═══ STORED DATA ═══

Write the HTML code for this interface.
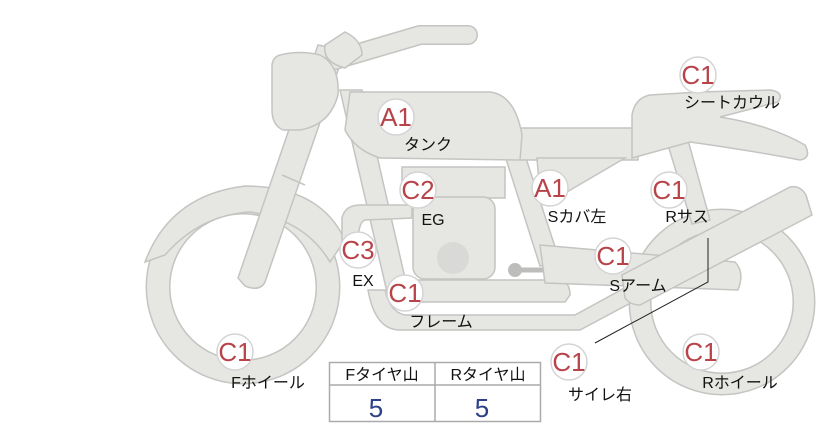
<!DOCTYPE html>
<html><head><meta charset="utf-8"><style>
html,body{margin:0;padding:0;background:#fff;width:822px;height:425px;overflow:hidden}
svg{display:block}
.p{fill:#e6e6e3;stroke:#c4c4c2;stroke-width:1.5}
.b{fill:#fff;stroke:#d4d4d4;stroke-width:1.5}
.bt{font-family:"Liberation Sans","DejaVu Sans",sans-serif;font-size:26px;fill:#b8444a;text-anchor:middle;font-weight:300}
.lt{font-family:"Liberation Sans","Noto Sans CJK JP",sans-serif;font-size:16px;fill:#111;text-anchor:middle}
</style></head><body>
<svg width="822" height="425" viewBox="0 0 822 425">
<circle cx="243" cy="287" r="85" fill="none" stroke="#c4c4c2" stroke-width="25"/>
<circle cx="243" cy="287" r="85" fill="none" stroke="#e6e6e3" stroke-width="22"/>
<path class="p" d="M145,262 Q170,195 245,186 Q320,186 345,240 L330,262 Q305,220 250,212 Q200,215 165,255 Z"/>
<circle cx="722" cy="302" r="82" fill="none" stroke="#c4c4c2" stroke-width="23"/>
<circle cx="722" cy="302" r="82" fill="none" stroke="#e6e6e3" stroke-width="20"/>
<path class="p" d="M340,90 L362,90 L410,300 L390,305 Z"/>
<path class="p" d="M368,290 Q375,330 400,330 L580,330 L640,298 L630,285 L575,315 L405,315 Q390,312 385,290 Z"/>
<path class="p" d="M410,280 L560,280 Q570,282 570,295 L565,302 L410,302 Z"/>
<path class="p" d="M342,245 L342,218 Q345,205 360,205 L412,205 L412,218 L365,220 Q358,222 358,245 Z"/>
<rect class="p" x="402" y="167" width="103" height="31"/>
<rect class="p" x="413" y="197" width="82" height="82" rx="12"/>
<circle cx="453" cy="258" r="16" fill="#d9d9d7"/>
<path d="M515,270 L555,270" stroke="#bdbdbb" stroke-width="5"/>
<circle cx="515" cy="270" r="7" fill="#bdbdbb"/><circle cx="555" cy="270" r="7" fill="#bdbdbb"/>
<path class="p" d="M500,140 L520,140 L560,262 L540,266 Z"/>
<path class="p" d="M512,128 L638,128 L638,160 L520,160 Z"/>
<path class="p" d="M537,158 L625,158 L560,196 L540,196 Z"/>
<path class="p" d="M350,92 L490,92 Q515,95 522,135 L520,160 L380,158 Q355,150 345,130 Z"/>
<path class="p" d="M668,145 L688,140 L710,220 L692,224 Z"/>
<path class="p" d="M540,245 L735,262 Q745,272 738,290 L545,283 Z"/>
<path class="p" d="M622,275 L790,187 Q800,185 806,195 L812,215 L640,305 Q630,305 625,298 Z"/>
<path class="p" d="M632,158 L632,115 Q635,98 650,95 L700,92 L770,90 Q785,92 778,102 L720,117 Q770,125 805,145 Q812,158 800,160 Q760,152 690,142 Z"/>
<path class="p" d="M318,45 L345,50 L265,282 Q260,292 245,286 L238,278 Z"/>
<path d="M282,175 L305,185" stroke="#c4c4c2" stroke-width="1.5"/>
<path d="M335,60 L420,35 L468,35" fill="none" stroke="#c4c4c2" stroke-width="20" stroke-linecap="round"/>
<path d="M335,60 L420,35 L468,35" fill="none" stroke="#e6e6e3" stroke-width="17" stroke-linecap="round"/>
<path class="p" d="M280,55 Q300,50 320,55 Q340,65 338,95 Q330,125 300,130 L283,130 Q272,125 272,110 L272,65 Q273,57 280,55 Z"/>
<path class="p" d="M325,45 L345,32 Q362,40 362,55 L345,68 Q322,62 325,45 Z"/>
<path d="M595,343 L708,282 L708,238" fill="none" stroke="#222" stroke-width="1"/>
<g>
<circle class="b" cx="396" cy="117" r="18"/><text class="bt" x="396" y="126">A1</text><text class="lt" x="428" y="150">タンク</text>
<circle class="b" cx="698" cy="75" r="18"/><text class="bt" x="698" y="84">C1</text><text class="lt" x="732" y="108">シートカウル</text>
<circle class="b" cx="418" cy="190" r="18"/><text class="bt" x="418" y="199">C2</text><text class="lt" x="433" y="225">EG</text>
<circle class="b" cx="550" cy="188" r="18"/><text class="bt" x="550" y="197">A1</text><text class="lt" x="577" y="222">Sカバ左</text>
<circle class="b" cx="669" cy="190" r="18"/><text class="bt" x="669" y="199">C1</text><text class="lt" x="687" y="222">Rサス</text>
<circle class="b" cx="358" cy="250" r="18"/><text class="bt" x="358" y="259">C3</text><text class="lt" x="363" y="286">EX</text>
<circle class="b" cx="613" cy="256" r="18"/><text class="bt" x="613" y="265">C1</text><text class="lt" x="638" y="291">Sアーム</text>
<circle class="b" cx="405" cy="293" r="18"/><text class="bt" x="405" y="302">C1</text><text class="lt" x="441" y="327">フレーム</text>
<circle class="b" cx="235" cy="352" r="18"/><text class="bt" x="235" y="361">C1</text><text class="lt" x="268" y="388">Fホイール</text>
<circle class="b" cx="569" cy="362" r="18"/><text class="bt" x="569" y="371">C1</text><text class="lt" x="600" y="400">サイレ右</text>
<circle class="b" cx="701" cy="352" r="18"/><text class="bt" x="701" y="361">C1</text><text class="lt" x="740" y="388">Rホイール</text>
</g>
<rect x="329.5" y="362.5" width="211" height="59" fill="#fff" stroke="#aaa" stroke-width="1.5"/>
<line x1="329" y1="385" x2="541" y2="385" stroke="#aaa" stroke-width="1.5"/>
<line x1="435" y1="362" x2="435" y2="422" stroke="#aaa" stroke-width="1.5"/>
<text class="lt" x="382" y="380">Fタイヤ山</text>
<text class="lt" x="488" y="380">Rタイヤ山</text>
<text x="376" y="417" font-family="Liberation Sans,sans-serif" font-size="26" fill="#2d4088" text-anchor="middle">5</text>
<text x="482" y="417" font-family="Liberation Sans,sans-serif" font-size="26" fill="#2d4088" text-anchor="middle">5</text>
</svg>
</body></html>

═══

▶ _WHAT YOU HAVE TO DO_:
All of the data above should be quoted exactly, except for the pictures.

▶ _RESPONSE TO THIS EXERCISE_:
Write the HTML code for this interface.
<!DOCTYPE html>
<html><head><meta charset="utf-8"><style>
html,body{margin:0;padding:0;background:#fff;width:822px;height:425px;overflow:hidden}
svg{display:block}
.p{fill:#e6e6e3;stroke:#c4c4c2;stroke-width:1.5}
.b{fill:#fff;stroke:#d4d4d4;stroke-width:1.5}
.bt{font-family:"Liberation Sans","DejaVu Sans",sans-serif;font-size:26px;fill:#b8444a;text-anchor:middle;font-weight:300}
.lt{font-family:"Liberation Sans","Noto Sans CJK JP",sans-serif;font-size:16px;fill:#111;text-anchor:middle}
</style></head><body>
<svg width="822" height="425" viewBox="0 0 822 425">
<circle cx="243" cy="287" r="85" fill="none" stroke="#c4c4c2" stroke-width="25"/>
<circle cx="243" cy="287" r="85" fill="none" stroke="#e6e6e3" stroke-width="22"/>
<path class="p" d="M145,262 Q170,195 245,186 Q320,186 345,240 L330,262 Q305,220 250,212 Q200,215 165,255 Z"/>
<circle cx="722" cy="302" r="82" fill="none" stroke="#c4c4c2" stroke-width="23"/>
<circle cx="722" cy="302" r="82" fill="none" stroke="#e6e6e3" stroke-width="20"/>
<path class="p" d="M340,90 L362,90 L410,300 L390,305 Z"/>
<path class="p" d="M368,290 Q375,330 400,330 L580,330 L640,298 L630,285 L575,315 L405,315 Q390,312 385,290 Z"/>
<path class="p" d="M410,280 L560,280 Q570,282 570,295 L565,302 L410,302 Z"/>
<path class="p" d="M342,245 L342,218 Q345,205 360,205 L412,205 L412,218 L365,220 Q358,222 358,245 Z"/>
<rect class="p" x="402" y="167" width="103" height="31"/>
<rect class="p" x="413" y="197" width="82" height="82" rx="12"/>
<circle cx="453" cy="258" r="16" fill="#d9d9d7"/>
<path d="M515,270 L555,270" stroke="#bdbdbb" stroke-width="5"/>
<circle cx="515" cy="270" r="7" fill="#bdbdbb"/><circle cx="555" cy="270" r="7" fill="#bdbdbb"/>
<path class="p" d="M500,140 L520,140 L560,262 L540,266 Z"/>
<path class="p" d="M512,128 L638,128 L638,160 L520,160 Z"/>
<path class="p" d="M537,158 L625,158 L560,196 L540,196 Z"/>
<path class="p" d="M350,92 L490,92 Q515,95 522,135 L520,160 L380,158 Q355,150 345,130 Z"/>
<path class="p" d="M668,145 L688,140 L710,220 L692,224 Z"/>
<path class="p" d="M540,245 L735,262 Q745,272 738,290 L545,283 Z"/>
<path class="p" d="M622,275 L790,187 Q800,185 806,195 L812,215 L640,305 Q630,305 625,298 Z"/>
<path class="p" d="M632,158 L632,115 Q635,98 650,95 L700,92 L770,90 Q785,92 778,102 L720,117 Q770,125 805,145 Q812,158 800,160 Q760,152 690,142 Z"/>
<path class="p" d="M318,45 L345,50 L265,282 Q260,292 245,286 L238,278 Z"/>
<path d="M282,175 L305,185" stroke="#c4c4c2" stroke-width="1.5"/>
<path d="M335,60 L420,35 L468,35" fill="none" stroke="#c4c4c2" stroke-width="20" stroke-linecap="round"/>
<path d="M335,60 L420,35 L468,35" fill="none" stroke="#e6e6e3" stroke-width="17" stroke-linecap="round"/>
<path class="p" d="M280,55 Q300,50 320,55 Q340,65 338,95 Q330,125 300,130 L283,130 Q272,125 272,110 L272,65 Q273,57 280,55 Z"/>
<path class="p" d="M325,45 L345,32 Q362,40 362,55 L345,68 Q322,62 325,45 Z"/>
<path d="M595,343 L708,282 L708,238" fill="none" stroke="#222" stroke-width="1"/>
<g>
<circle class="b" cx="396" cy="117" r="18"/><text class="bt" x="396" y="126">A1</text><text class="lt" x="428" y="150">タンク</text>
<circle class="b" cx="698" cy="75" r="18"/><text class="bt" x="698" y="84">C1</text><text class="lt" x="732" y="108">シートカウル</text>
<circle class="b" cx="418" cy="190" r="18"/><text class="bt" x="418" y="199">C2</text><text class="lt" x="433" y="225">EG</text>
<circle class="b" cx="550" cy="188" r="18"/><text class="bt" x="550" y="197">A1</text><text class="lt" x="577" y="222">Sカバ左</text>
<circle class="b" cx="669" cy="190" r="18"/><text class="bt" x="669" y="199">C1</text><text class="lt" x="687" y="222">Rサス</text>
<circle class="b" cx="358" cy="250" r="18"/><text class="bt" x="358" y="259">C3</text><text class="lt" x="363" y="286">EX</text>
<circle class="b" cx="613" cy="256" r="18"/><text class="bt" x="613" y="265">C1</text><text class="lt" x="638" y="291">Sアーム</text>
<circle class="b" cx="405" cy="293" r="18"/><text class="bt" x="405" y="302">C1</text><text class="lt" x="441" y="327">フレーム</text>
<circle class="b" cx="235" cy="352" r="18"/><text class="bt" x="235" y="361">C1</text><text class="lt" x="268" y="388">Fホイール</text>
<circle class="b" cx="569" cy="362" r="18"/><text class="bt" x="569" y="371">C1</text><text class="lt" x="600" y="400">サイレ右</text>
<circle class="b" cx="701" cy="352" r="18"/><text class="bt" x="701" y="361">C1</text><text class="lt" x="740" y="388">Rホイール</text>
</g>
<rect x="329.5" y="362.5" width="211" height="59" fill="#fff" stroke="#aaa" stroke-width="1.5"/>
<line x1="329" y1="385" x2="541" y2="385" stroke="#aaa" stroke-width="1.5"/>
<line x1="435" y1="362" x2="435" y2="422" stroke="#aaa" stroke-width="1.5"/>
<text class="lt" x="382" y="380">Fタイヤ山</text>
<text class="lt" x="488" y="380">Rタイヤ山</text>
<text x="376" y="417" font-family="Liberation Sans,sans-serif" font-size="26" fill="#2d4088" text-anchor="middle">5</text>
<text x="482" y="417" font-family="Liberation Sans,sans-serif" font-size="26" fill="#2d4088" text-anchor="middle">5</text>
</svg>
</body></html>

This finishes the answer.